As The Herald moves further and further into 21st century, we’d like to bring you our next development in online journalism: our incredible, brilliant data science team (aka, the future Nate Silvers of America).
For the first data science project, Herald Data Science Editor Andersen Chen ’14 and Data Science Contributor Marvin Arroz ’14 have created a beautiful interactive graphic that compiles 28 years worth of data from the Brown’s Office of Institutional Research on all the concentrations Brown offers and how they’ve changed over time.
You can use the interactive graphic in two modes:
- “Line” is the default view, which plots the number of concentrators in a particular concentration over time with a solid line.
- “Area” mode stacks the data, allowing you to see more clearly trends involving related concentrations.
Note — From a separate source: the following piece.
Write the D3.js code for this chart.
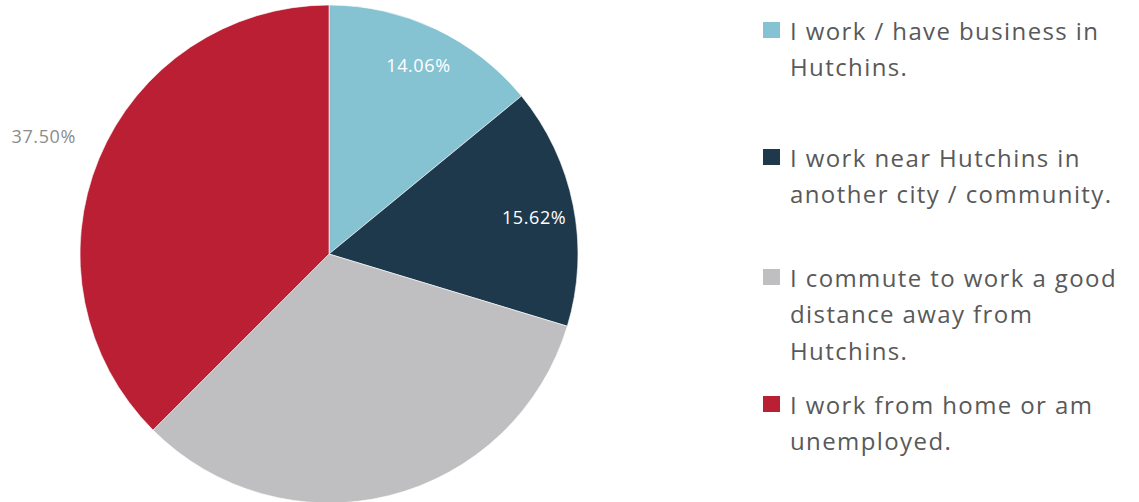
<!DOCTYPE html>
<html>
<head>
<meta charset="utf-8">
<script src="https://cdn.jsdelivr.net/npm/d3@7"></script>
<style>
  html, body { margin: 0; padding: 0; background: #ffffff; }
  svg { display: block; }
</style>
</head>
<body>
<svg id="chart" width="1139" height="502"></svg>
<script>
const categories = [
  ["I work / have business in", "Hutchins."],
  ["I work near Hutchins in", "another city / community."],
  ["I commute to work a good", "distance away from", "Hutchins."],
  ["I work from home or am", "unemployed."]
];
const values = [14.06, 15.62, 32.81, 37.50];
const valueLabels = ["14.06%", "15.62%", "", "37.50%"];
const colors = ["#86C3D2", "#1F394C", "#BFBFC1", "#BA1F33"];

const svg = d3.select("#chart");
const cx = 329, cy = 254, R = 249;

const pie = d3.pie().sort(null).value(d => d);
const arcs = pie(values);
const arc = d3.arc().innerRadius(0).outerRadius(R);

const g = svg.append("g").attr("transform", `translate(${cx},${cy})`);
g.selectAll("path.slice")
  .data(arcs)
  .join("path")
  .attr("class", "slice")
  .attr("d", arc)
  .attr("fill", (d, i) => colors[i])
  .attr("stroke", "#ffffff")
  .attr("stroke-width", 0.6);

const insideArc = d3.arc().innerRadius(R * 0.84).outerRadius(R * 0.84);
const outsideArc = d3.arc().innerRadius(R * 1.24).outerRadius(R * 1.24);

g.selectAll("text.val")
  .data(arcs.filter((d, i) => valueLabels[i] !== ""))
  .join("text")
  .attr("class", "val")
  .attr("transform", d => {
    const inside = d.index < 2;
    const p = inside ? insideArc.centroid(d) : outsideArc.centroid(d);
    const shiftY = d.index === 1 ? 4 : 0;
    return `translate(${p[0]},${p[1] + shiftY})`;
  })
  .attr("text-anchor", "middle")
  .attr("dominant-baseline", "central")
  .attr("font-family", "'Open Sans', 'Noto Sans', sans-serif")
  .attr("font-size", 18)
  .attr("letter-spacing", 0.6)
  .attr("fill", d => d.index < 2 ? "#ffffff" : "#8c8c8c")
  .text(d => valueLabels[d.index]);

// Legend
const legendX = 763, textX = 790;
const itemTops = [30, 157, 277, 404];
const lineH = 36.5;
const legend = svg.append("g").attr("class", "legend");
categories.forEach((lines, i) => {
  legend.append("rect")
    .attr("x", legendX)
    .attr("y", itemTops[i] - 8)
    .attr("width", 17)
    .attr("height", 16)
    .attr("fill", colors[i]);
  const t = legend.append("text")
    .attr("font-family", "'Open Sans', 'Noto Sans', sans-serif")
    .attr("font-size", 24)
    .attr("letter-spacing", 1.4)
    .attr("fill", "#595959");
  lines.forEach((ln, j) => {
    t.append("tspan")
      .attr("x", textX)
      .attr("y", itemTops[i] + j * lineH)
      .attr("dominant-baseline", "central")
      .text(ln);
  });
});
</script>
</body>
</html>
The thickness of a colored band in a given year is proportional to the number of degrees completed in the concentration that year.
Want to see changes in just your concentration? Select the name of a concentration to see only its data. Click on checkmarks for others to compare multiple concentrations. Once you’re ready to switch back to viewing all of them, click on a highlighted concentration again.
You can also use your cursor to hover over any line and the see the number of concentrators in a particular concentration for a particular year and trace the growth or decline of any one concentration.
Some interesting trends The Herald found in the data and outside reporting:
- The 10 most popular concentrations represent more than half of all degrees. (Brown offers a total of 79 concentrations.)
- Econ has seen rapid growth, with many students citing job security after graduation as a reason for concentrating in it.
- Sociology has seen a decline in the past few years, but may be back on the rise.
- As the study of neuroscience has gained traction nationally, the neuroscience concentration has also grown at Brown.
We hope this makes our weekend as exciting as it has made ours, and look forward to more awesome work from The Herald data science team.